Funny Tweeter

Your daily dose of unadulterated funny tweets

Page of flashember's best tweets

@flashember : [inventor of the zoo] *sees deer gamboling freely through the forest and exotic birds flying blissfully through the air* this has to stop

@flashember: In the name of "Hell Kitty", an army of children wages a bloody and unholy war.

"It was just a typo," sobs Glenn, ex-Tshirt factory worker.

@flashember: You, watching House Hunters: this is ridiculous

Me, a house hunter: [squatting low to the ground, sniffing house dung] a bungalow is nearby

@flashember: Seize the day! by its legs and lock it in chains. Hold a mock trial, find the day guilty. Behead the day.
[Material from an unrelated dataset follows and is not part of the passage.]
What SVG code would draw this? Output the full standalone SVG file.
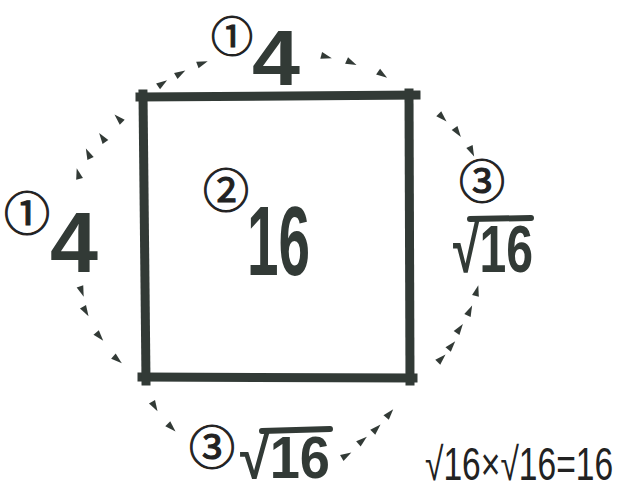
<svg xmlns="http://www.w3.org/2000/svg" xmlns:xlink="http://www.w3.org/1999/xlink" width="623" height="491" viewBox="0 0 623 491">
<style>
.big{font-family:"Liberation Sans","DejaVu Sans",sans-serif;fill:#323a36;font-weight:bold}
.circ{font-family:"Noto Sans CJK JP",sans-serif;fill:#222;stroke:#222;stroke-width:1.1;font-size:46px;text-anchor:middle}
.bar{stroke:#323a36;stroke-width:6;stroke-linecap:round;fill:none}
.side{stroke:#323a36;stroke-width:9;stroke-linecap:square;fill:none}
.eq{font-family:"Liberation Sans",sans-serif;fill:#222}
</style>
<defs>
<path id="d" d="M-6,-3.5 L5,0 L-6,3.5 Z" fill="#323a36"/>
</defs>
<rect width="623" height="491" fill="#fff"/>
<g id="square">
<path class="side" d="M140,97 L416,95"/>
<path class="side" d="M409,93 L410,381"/>
<path class="side" d="M142,377 L413,378"/>
<path class="side" d="M143,94 L146,381"/>
</g>
<g id="arcs">
<use xlink:href="#d" transform="translate(163,83) rotate(-35)"/>
<use xlink:href="#d" transform="translate(181,73) rotate(-30)"/>
<use xlink:href="#d" transform="translate(203,63) rotate(-20)"/>
<use xlink:href="#d" transform="translate(327,57) rotate(15)"/>
<use xlink:href="#d" transform="translate(352,63) rotate(25)"/>
<use xlink:href="#d" transform="translate(383,75) rotate(35)"/>
<use xlink:href="#d" transform="translate(118,118) rotate(-135)"/>
<use xlink:href="#d" transform="translate(102,137) rotate(-125)"/>
<use xlink:href="#d" transform="translate(88,153) rotate(-115)"/>
<use xlink:href="#d" transform="translate(78,173) rotate(-105)"/>
<use xlink:href="#d" transform="translate(82,292) rotate(70)"/>
<use xlink:href="#d" transform="translate(86,312) rotate(60)"/>
<use xlink:href="#d" transform="translate(100,337) rotate(50)"/>
<use xlink:href="#d" transform="translate(118,360) rotate(40)"/>
<use xlink:href="#d" transform="translate(443,118) rotate(45)"/>
<use xlink:href="#d" transform="translate(458,133) rotate(55)"/>
<use xlink:href="#d" transform="translate(472,152) rotate(65)"/>
<use xlink:href="#d" transform="translate(477,290) rotate(-75)"/>
<use xlink:href="#d" transform="translate(470,310) rotate(-65)"/>
<use xlink:href="#d" transform="translate(460,328) rotate(-55)"/>
<use xlink:href="#d" transform="translate(452,345) rotate(-50)"/>
<use xlink:href="#d" transform="translate(442,358) rotate(-45)"/>
<use xlink:href="#d" transform="translate(155,407) rotate(60)"/>
<use xlink:href="#d" transform="translate(172,428) rotate(45)"/>
<use xlink:href="#d" transform="translate(347,455) rotate(-30)"/>
<use xlink:href="#d" transform="translate(363,440) rotate(-40)"/>
<use xlink:href="#d" transform="translate(377,428) rotate(-45)"/>
<use xlink:href="#d" transform="translate(390,413) rotate(-50)"/>
</g>
<g id="top-label">
<text class="circ" x="232" y="52" font-size="42" style="font-size:42px">①</text>
<text class="big" x="276" y="85" font-size="78" text-anchor="middle" textLength="48" lengthAdjust="spacingAndGlyphs">4</text>
</g>
<g id="left-label">
<text class="circ" x="27" y="230">①</text>
<text class="big" x="50" y="272" font-size="86" textLength="48" lengthAdjust="spacingAndGlyphs">4</text>
</g>
<g id="center-label">
<text class="circ" x="226" y="207">②</text>
<text class="big" x="247" y="275" font-size="98" textLength="63" lengthAdjust="spacingAndGlyphs">16</text>
</g>
<g id="right-label">
<text class="circ" x="482" y="198">③</text>
<text class="big" x="453" y="272" font-size="66" textLength="80" lengthAdjust="spacingAndGlyphs">√16</text>
<path class="bar" d="M470,219 L531,218"/>
</g>
<g id="bottom-label">
<text class="circ" x="212" y="464">③</text>
<text class="big" x="240" y="478" font-size="60" textLength="90" lengthAdjust="spacingAndGlyphs">√16</text>
<path class="bar" d="M262,431 L330,429"/>
</g>
<g id="equation">
<text class="eq" font-size="46" transform="translate(425,480) scale(0.73,1)">√16×√16=16</text>
</g>
</svg>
Bury the day in a nameless grave.

@flashember: [writing last will and testament] and to Oliver i leave my "Why I Taught Bears To Use Swords" memoir

BEAR: [from outside] FIGHT ME U COWARD

@flashember: walk up to the mightiest oak in the forest and punch it. now laugh as you climb into its branches to let the other trees know you're insane

@flashember: [trying to eat a pretzel]

the knot wizard hath defeated me again

@flashember: ME: this is Inky my pet octopus, Stompy my elephant and Mr Butters my horse

FRIEND: the horse isn't Hoofy or something?

ME: grow up Kalvin

@flashember: ME: I'm so happy, I could treat a horse!
WIFE: *sighs* That's not a saying
[spoon-feeding ice cream to horse] Don't listen to her Mr Butters

@flashember: [Opening questions in a murder trial]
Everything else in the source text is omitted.